Channeling Plato, who believed actual beings were secondhand copies of their idea, Danziger claims that the photographic lie makes Clarkson "look her personal best." And she claims "this photo is the truest" the mag has published.

So, I'm totally justified in thinking that at my personal best, I'm the image of Robert Pattinson? Shame it doesn't seem so when I look in the mirror.

"The truest beauty is the kind that comes from within," Danziger concludes.

Some Self readers are up in arms about Danziger's peculiar reasoning.

"This is the definition of hypocritical," reads one of the 256 reader comments that had been posted by yesterday afternoon. Only a handful are remotely positive.

Danziger does have a point when she insists that unlike real news outlets, Self never claims to give us "a true-to-life snapshot" of the world.

Its real mission?

Ads. Ads. Ads.

And more ads.






Many of the mag's stories are little more than thinly disguised advertorials.

So when Danziger asserts that the ideal, untrue, manipulated, fictional images in Self are meant to "inspire women to want to be their best," she's talking about the fantastical, mythic best pushed on us by corporate marketing.
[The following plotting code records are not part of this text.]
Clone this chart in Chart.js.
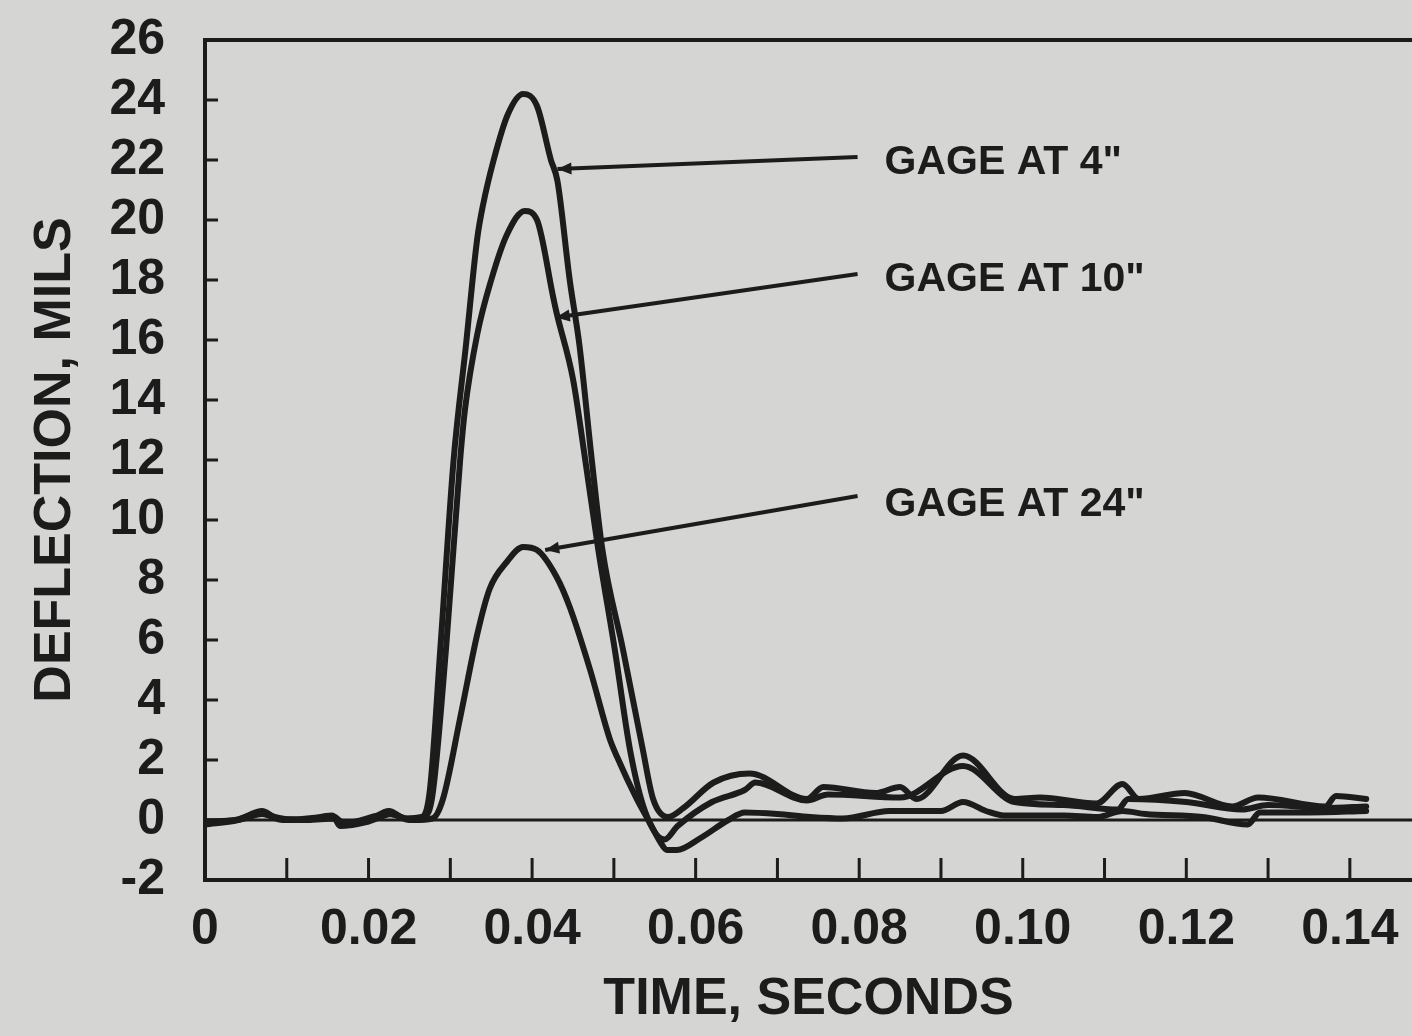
<!DOCTYPE html>
<html>
<head>
<meta charset="utf-8">
<script src="https://cdn.jsdelivr.net/npm/chart.js@4.4.0/dist/chart.umd.min.js"></script>
<style>
  html, body { margin: 0; padding: 0; background: #d5d5d3; }
  #wrap { width: 1412px; height: 1036px; }
</style>
</head>
<body>
<div id="wrap"><canvas id="myChart" width="1412" height="1036"></canvas></div>
<script>
// datos (tiempo en s, deflexion en mils)
const gage4Time = [0, 0.004, 0.007, 0.0085, 0.012, 0.0155, 0.017, 0.020, 0.0225, 0.0245, 0.0265,
  0.0275, 0.0288, 0.0304, 0.0319, 0.0333, 0.0340, 0.0353, 0.0370, 0.0389, 0.0406, 0.0423, 0.0431,
  0.0446, 0.0458, 0.0473, 0.0486, 0.0511, 0.0535, 0.0548, 0.0566, 0.0585, 0.0622, 0.0666, 0.0736,
  0.0756, 0.0820, 0.0850, 0.0870, 0.0927, 0.0990, 0.1021, 0.1090, 0.1122, 0.1142, 0.1198, 0.1256,
  0.1288, 0.1370, 0.1383, 0.1420];
const gage4Defl = [-0.15, 0.0, 0.3, 0.1, 0.0, 0.15, -0.1, 0.0, 0.3, 0.05, 0.1,
  1.0, 5.8, 12.0, 15.8, 19.4, 20.5, 22.0, 23.5, 24.2, 23.8, 22.0, 21.3,
  18.0, 15.8, 12.0, 9.0, 5.7, 2.4, 0.7, 0.1, 0.4, 1.25, 1.55, 0.7,
  1.1, 0.9, 1.1, 0.7, 2.15, 0.7, 0.75, 0.55, 1.2, 0.7, 0.9, 0.45,
  0.75, 0.45, 0.8, 0.7];

const gage10Time = [0, 0.004, 0.007, 0.009, 0.0125, 0.0158, 0.0165, 0.020, 0.0228, 0.025, 0.0268,
  0.0278, 0.0295, 0.0312, 0.0318, 0.0333, 0.0350, 0.0369, 0.0391, 0.0406, 0.0426, 0.0430,
  0.0450, 0.0465, 0.0481, 0.0501, 0.0520, 0.0538, 0.0562, 0.0578, 0.0620, 0.0660, 0.0673,
  0.0736, 0.0762, 0.0850, 0.0927, 0.0990, 0.1050, 0.1116, 0.1129, 0.1200, 0.1268, 0.1300,
  0.1370, 0.1420];
const gage10Defl = [-0.1, 0.02, 0.25, 0.05, 0.0, 0.05, -0.2, -0.05, 0.2, 0.0, 0.1,
  0.8, 5.8, 12.0, 13.7, 16.2, 18.0, 19.5, 20.3, 20.0, 17.4, 16.9,
  14.7, 12.0, 9.0, 5.7, 2.3, 0.3, -0.65, -0.2, 0.6, 1.0, 1.25,
  0.65, 0.85, 0.75, 1.8, 0.6, 0.5, 0.35, 0.7, 0.6, 0.35, 0.5,
  0.4, 0.45];

const gage24Time = [0, 0.004, 0.007, 0.0095, 0.0155, 0.017, 0.0225, 0.0255, 0.0278,
  0.0291, 0.0312, 0.0333, 0.0348, 0.0369, 0.0389, 0.0406, 0.0430, 0.0446, 0.0471,
  0.0495, 0.0504, 0.0528, 0.0544, 0.0556, 0.0565, 0.0577, 0.0606, 0.0640, 0.0660,
  0.0700, 0.0740, 0.0780, 0.0837, 0.0900, 0.0927, 0.0955, 0.0977, 0.1050, 0.1091,
  0.1122, 0.1150, 0.1220, 0.1275, 0.1290, 0.1350, 0.1420];
const gage24Defl = [-0.05, 0.0, 0.2, 0.0, 0.1, -0.1, 0.2, 0.0, 0.05,
  0.7, 3.4, 6.2, 7.7, 8.6, 9.1, 9.0, 8.1, 7.1, 5.0,
  2.7, 2.1, 0.7, -0.1, -0.7, -1.0, -1.0, -0.6, 0.0, 0.25,
  0.2, 0.1, 0.05, 0.3, 0.3, 0.6, 0.3, 0.15, 0.15, 0.1,
  0.3, 0.2, 0.1, -0.15, 0.25, 0.25, 0.3];

// ejes
const yTicks = [-2, 0, 2, 4, 6, 8, 10, 12, 14, 16, 18, 20, 22, 24, 26];
const xTicks = [0, 0.01, 0.02, 0.03, 0.04, 0.05, 0.06, 0.07, 0.08, 0.09, 0.10, 0.11, 0.12, 0.13, 0.14];
const xLabels = ['0', '', '0.02', '', '0.04', '', '0.06', '', '0.08', '', '0.10', '', '0.12', '', '0.14'];

// etiquetas con flecha: punta en la curva, cola junto al texto
const noteText = ['GAGE AT 4"', 'GAGE AT 10"', 'GAGE AT 24"'];
const noteTip = [[0.0431, 21.7], [0.0429, 16.75], [0.0416, 9.0]];
const noteTail = [[0.0798, 22.1], [0.0798, 18.2], [0.0798, 10.8]];
const noteTextAt = [[0.0831, 21.9], [0.0831, 18.0], [0.0831, 10.5]];

const ink = '#1c1c1c';
const paper = '#d5d5d3';
const fontFam = '"Liberation Sans", Arial, Helvetica, sans-serif';

const toPoints = (t, d) => t.map((v, i) => ({ x: v, y: d[i] }));

const framePlugin = {
  id: 'framePlugin',
  beforeDraw(chart) {
    const { ctx, width, height } = chart;
    ctx.save();
    ctx.fillStyle = paper;
    ctx.fillRect(0, 0, width, height);
    ctx.restore();
  },
  beforeDatasetsDraw(chart) {
    const { ctx, chartArea: a, scales: { x, y } } = chart;
    ctx.save();
    ctx.strokeStyle = ink;
    // borde superior
    ctx.lineWidth = 4;
    ctx.beginPath();
    ctx.moveTo(a.left - 2, a.top);
    ctx.lineTo(a.right, a.top);
    ctx.stroke();
    // linea de cero
    ctx.lineWidth = 3;
    const y0 = y.getPixelForValue(0);
    ctx.beginPath();
    ctx.moveTo(a.left, y0);
    ctx.lineTo(a.right, y0);
    ctx.stroke();
    // marcas hacia adentro
    ctx.lineWidth = 3;
    ctx.beginPath();
    yTicks.forEach(v => {
      const py = y.getPixelForValue(v);
      ctx.moveTo(a.left, py);
      ctx.lineTo(a.left + 13, py);
    });
    xTicks.forEach(v => {
      if (v === 0) return;
      const px = x.getPixelForValue(v);
      ctx.moveTo(px, a.bottom);
      ctx.lineTo(px, a.bottom - 22);
    });
    ctx.stroke();
    ctx.restore();
  },
  afterDatasetsDraw(chart) {
    const { ctx, scales: { x, y } } = chart;
    ctx.save();
    ctx.strokeStyle = ink;
    ctx.fillStyle = ink;
    ctx.lineWidth = 4;
    noteText.forEach((txt, i) => {
      const tx = x.getPixelForValue(noteTip[i][0]), ty = y.getPixelForValue(noteTip[i][1]);
      const sx = x.getPixelForValue(noteTail[i][0]), sy = y.getPixelForValue(noteTail[i][1]);
      const ang = Math.atan2(ty - sy, tx - sx);
      ctx.beginPath();
      ctx.moveTo(sx, sy);
      ctx.lineTo(tx, ty);
      ctx.stroke();
      // punta de flecha
      const L = 14, W = 6;
      ctx.beginPath();
      ctx.moveTo(tx, ty);
      ctx.lineTo(tx - L * Math.cos(ang) + W * Math.sin(ang), ty - L * Math.sin(ang) - W * Math.cos(ang));
      ctx.lineTo(tx - L * Math.cos(ang) - W * Math.sin(ang), ty - L * Math.sin(ang) + W * Math.cos(ang));
      ctx.closePath();
      ctx.fill();
      ctx.font = 'bold 41px ' + fontFam;
      ctx.textAlign = 'left';
      ctx.textBaseline = 'middle';
      ctx.fillText(txt, x.getPixelForValue(noteTextAt[i][0]), y.getPixelForValue(noteTextAt[i][1]));
    });
    ctx.restore();
  }
};

const lineStyle = {
  borderColor: ink,
  borderWidth: 6,
  pointRadius: 0,
  fill: false,
  cubicInterpolationMode: 'monotone',
  borderJoinStyle: 'round',
  borderCapStyle: 'round'
};

const ctx = document.getElementById('myChart').getContext('2d');
const myChart = new Chart(ctx, {
  type: 'line',
  data: {
    datasets: [
      { label: 'GAGE AT 4"', data: toPoints(gage4Time, gage4Defl), ...lineStyle },
      { label: 'GAGE AT 10"', data: toPoints(gage10Time, gage10Defl), ...lineStyle },
      { label: 'GAGE AT 24"', data: toPoints(gage24Time, gage24Defl), ...lineStyle }
    ]
  },
  options: {
    responsive: false,
    animation: false,
    devicePixelRatio: 1,
    layout: { padding: { top: 40, right: 0, left: 0, bottom: 0 } },
    plugins: { legend: { display: false }, tooltip: { enabled: false } },
    scales: {
      x: {
        type: 'linear',
        min: 0,
        max: 0.1476,
        grid: { display: false, drawTicks: false },
        border: { display: true, color: ink, width: 4 },
        afterBuildTicks: (s) => { s.ticks = xTicks.map(v => ({ value: v })); },
        afterFit: (s) => { s.height = 156; s.paddingLeft = 0; s.paddingRight = 0; },
        ticks: {
          autoSkip: false,
          maxRotation: 0,
          padding: 20,
          color: ink,
          font: { family: fontFam, size: 50, weight: 'bold' },
          callback: (v, i) => xLabels[i]
        },
        title: {
          display: true,
          text: 'TIME, SECONDS',
          color: ink,
          padding: { top: 0, bottom: 5 },
          font: { family: fontFam, size: 52, weight: 'bold' }
        }
      },
      y: {
        type: 'linear',
        min: -2,
        max: 26,
        grid: { display: false, drawTicks: false },
        border: { display: true, color: ink, width: 4 },
        afterBuildTicks: (s) => { s.ticks = yTicks.map(v => ({ value: v })); },
        afterFit: (s) => { s.width = 205; s.paddingTop = 0; s.paddingBottom = 0; },
        ticks: {
          autoSkip: false,
          padding: 40,
          color: ink,
          font: { family: fontFam, size: 50, weight: 'bold' }
        },
        title: {
          display: true,
          text: 'DEFLECTION, MILS',
          color: ink,
          padding: { top: 24, bottom: 0 },
          font: { family: fontFam, size: 52, weight: 'bold' }
        }
      }
    }
  },
  plugins: [framePlugin]
});
</script>
</body>
</html>
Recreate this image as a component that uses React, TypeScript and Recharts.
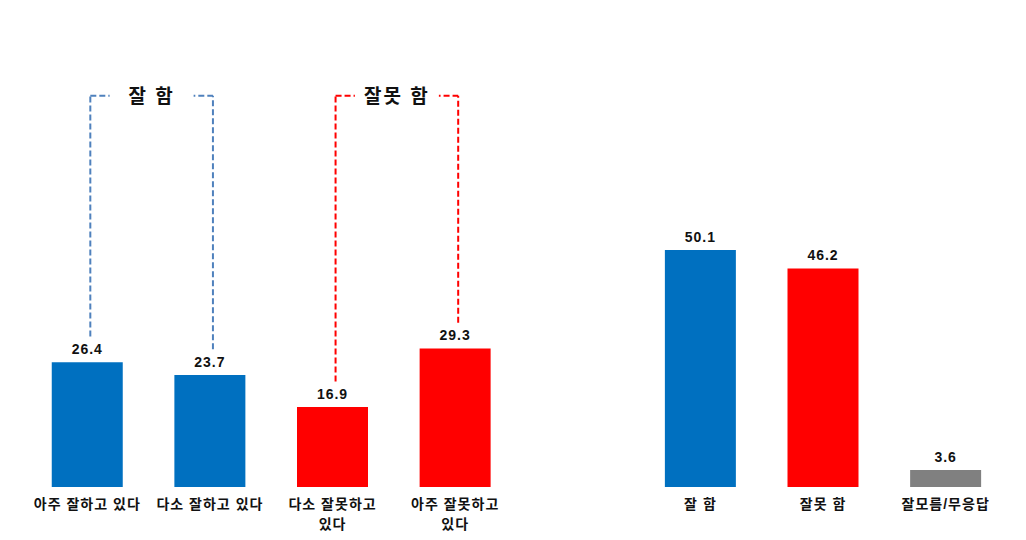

Danziger preaches the Gospel of Consumerism. Danziger not only spreads the Gospel, she seems to be a true convert. In a creepy section of the blog, she admits that she used to regularly retouch her personal photos.

She writes that after completing a marathon five years ago, she was upset that her "hips looked big in some of the photos." So, she asked her "art department to shave off a little."

Unwittingly, Danziger has pulled back the curtain on the darker aspects of marketing, including its power to manipulate otherwise intelligent, confident individuals and its druglike power to transport us to an illusionary world where we are in control of our lives, our jobs, our families, our health.

Anything that doesn't fit into that bubble can just be retouched.